--- begin ---
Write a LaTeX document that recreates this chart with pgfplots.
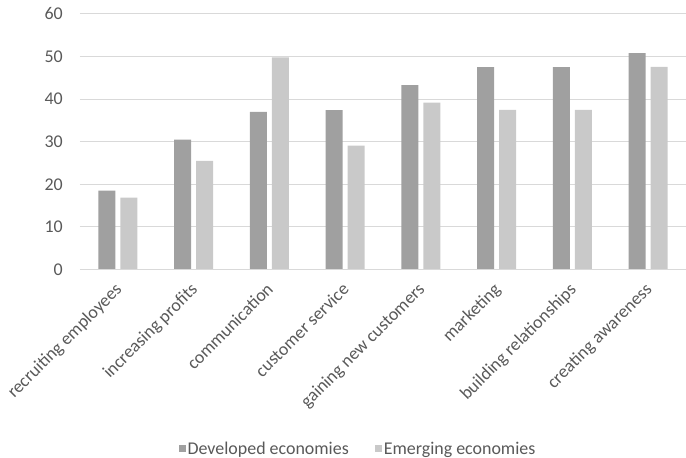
\documentclass[border=0pt]{standalone}
\usepackage{pgfplots}
\pgfplotsset{compat=1.18}
\usepackage{fontspec}
\setmainfont{Carlito}
\definecolor{devc}{HTML}{A0A0A0}
\definecolor{emgc}{HTML}{C9C9C9}
\definecolor{txtc}{HTML}{595959}
\definecolor{gridc}{HTML}{D9D9D9}
\begin{document}
\begin{tikzpicture}
\useasboundingbox (-80bp,-188.5bp) rectangle (606bp,269.5bp);
\begin{axis}[
  at={(0,0)}, anchor=south west,
  scale only axis, width=606bp, height=255.5bp,
  xmin=-0.5, xmax=7.5, ymin=0, ymax=60,
  ytick={0,10,...,60},
  xtick=data,
  xticklabels={recruiting employees,increasing profits,communication,customer service,gaining new customers,marketing,building relationships,creating awareness},
  axis line style={draw=none},
  xmajorgrids=false, ymajorgrids=true,
  grid style={draw=gridc, line width=1bp},
  major tick length=0pt,
  tick style={draw=none},
  /pgf/number format/assume math mode=true,
  ticklabel style={font=\fontsize{18}{21}\selectfont, text=txtc},
  yticklabel style={inner sep=0pt, xshift=-17bp},
  xticklabel style={xshift=-4bp, yshift=-12bp, rotate=45, anchor=north east, inner sep=0pt},
  ybar, bar width=17bp,
  legend style={draw=none, at={(0.4587,-0.703)}, anchor=center, legend columns=2, font=\fontsize{18}{21}\selectfont, text=txtc, /tikz/every even column/.append style={column sep=24bp}},
  legend image code/.code={\fill[#1] (0bp,-2.5bp) rectangle (7bp,4.5bp);},
]
\addplot[fill=devc, draw=none, bar shift=-11bp] coordinates {(0,18.5) (1,30.5) (2,37.0) (3,37.4) (4,43.3) (5,47.5) (6,47.5) (7,50.8)};
\addplot[fill=emgc, draw=none, bar shift=11bp] coordinates {(0,16.9) (1,25.5) (2,49.8) (3,29.1) (4,39.2) (5,37.5) (6,37.5) (7,47.6)};
\draw[gridc, line width=1bp] (rel axis cs:0,0) -- (rel axis cs:1,0);
\legend{Developed economies, Emerging economies}
\end{axis}
\end{tikzpicture}
\end{document}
--- end ---
SHORT TASK> Leave the images out and output the remaining material exactly as it stands.

EXERCISE RESULT>
Write a LaTeX document that recreates this chart with pgfplots.
\documentclass[border=0pt]{standalone}
\usepackage{pgfplots}
\pgfplotsset{compat=1.18}
\usepackage{fontspec}
\setmainfont{Carlito}
\definecolor{devc}{HTML}{A0A0A0}
\definecolor{emgc}{HTML}{C9C9C9}
\definecolor{txtc}{HTML}{595959}
\definecolor{gridc}{HTML}{D9D9D9}
\begin{document}
\begin{tikzpicture}
\useasboundingbox (-80bp,-188.5bp) rectangle (606bp,269.5bp);
\begin{axis}[
  at={(0,0)}, anchor=south west,
  scale only axis, width=606bp, height=255.5bp,
  xmin=-0.5, xmax=7.5, ymin=0, ymax=60,
  ytick={0,10,...,60},
  xtick=data,
  xticklabels={recruiting employees,increasing profits,communication,customer service,gaining new customers,marketing,building relationships,creating awareness},
  axis line style={draw=none},
  xmajorgrids=false, ymajorgrids=true,
  grid style={draw=gridc, line width=1bp},
  major tick length=0pt,
  tick style={draw=none},
  /pgf/number format/assume math mode=true,
  ticklabel style={font=\fontsize{18}{21}\selectfont, text=txtc},
  yticklabel style={inner sep=0pt, xshift=-17bp},
  xticklabel style={xshift=-4bp, yshift=-12bp, rotate=45, anchor=north east, inner sep=0pt},
  ybar, bar width=17bp,
  legend style={draw=none, at={(0.4587,-0.703)}, anchor=center, legend columns=2, font=\fontsize{18}{21}\selectfont, text=txtc, /tikz/every even column/.append style={column sep=24bp}},
  legend image code/.code={\fill[#1] (0bp,-2.5bp) rectangle (7bp,4.5bp);},
]
\addplot[fill=devc, draw=none, bar shift=-11bp] coordinates {(0,18.5) (1,30.5) (2,37.0) (3,37.4) (4,43.3) (5,47.5) (6,47.5) (7,50.8)};
\addplot[fill=emgc, draw=none, bar shift=11bp] coordinates {(0,16.9) (1,25.5) (2,49.8) (3,29.1) (4,39.2) (5,37.5) (6,37.5) (7,47.6)};
\draw[gridc, line width=1bp] (rel axis cs:0,0) -- (rel axis cs:1,0);
\legend{Developed economies, Emerging economies}
\end{axis}
\end{tikzpicture}
\end{document}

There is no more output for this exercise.